Chapter 11: Analog-to-Digital Conversion

The world is analog, not digital, at least at scales perceptible by human senses. If you are asked the temperature, you might respond "it's 77 degrees." However the temperature doesn't abruptly jump from 77 to 78 degrees. Rather, with a sufficiently accurate thermometer, you might have said "it's 77.123 degrees," to which the questioner might respond, "no, according to my higher precision thermometer, it's 77.12345 degrees." In theory, until we start to reach quantum uncertainties, there is no limit to the precision with which we may state the temperature, or a voltage reading, or many other parameters human ingenuity is able to measure.

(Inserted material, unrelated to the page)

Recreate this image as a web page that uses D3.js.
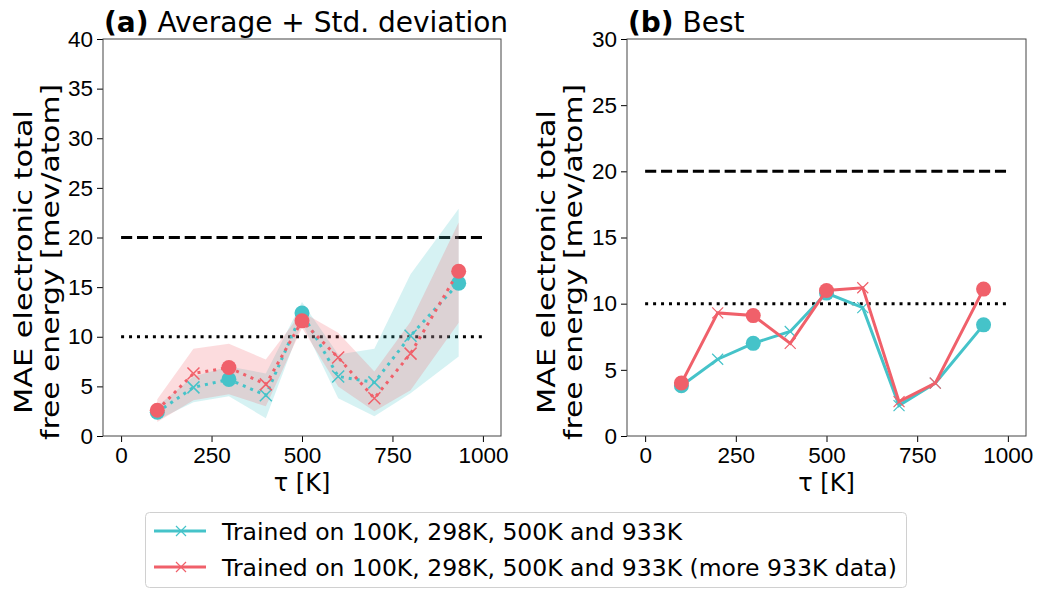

Programs you write using MBasic, however, deal with bits and bytes; bit, byte, word and long variables and constants are in discrete steps. A bit must be 0 or 1, not somewhere between 0 and 1. A byte variable can't have the value 128.3; it can be 128 or 129, but not something between. Even if we use MBasic's 32-bit floating point arithmetic package, looked at in sufficient detail we find it also jumps between finite, discrete steps, albeit small ones.

This chapter examines how MBasic translates between the analog and digital worlds in the analog-to-digital direction. We'll see in Chapter 16 how to accomplish the reverse process digital-to-analog conversion.

We'll assume in this chapter that input signals to our A/D converter change slowly so that we may neglect anti-aliasing filters and other sampled system considerations. However, we'll touch upon Nyquist sampling rate limits in conjunction with Chapter...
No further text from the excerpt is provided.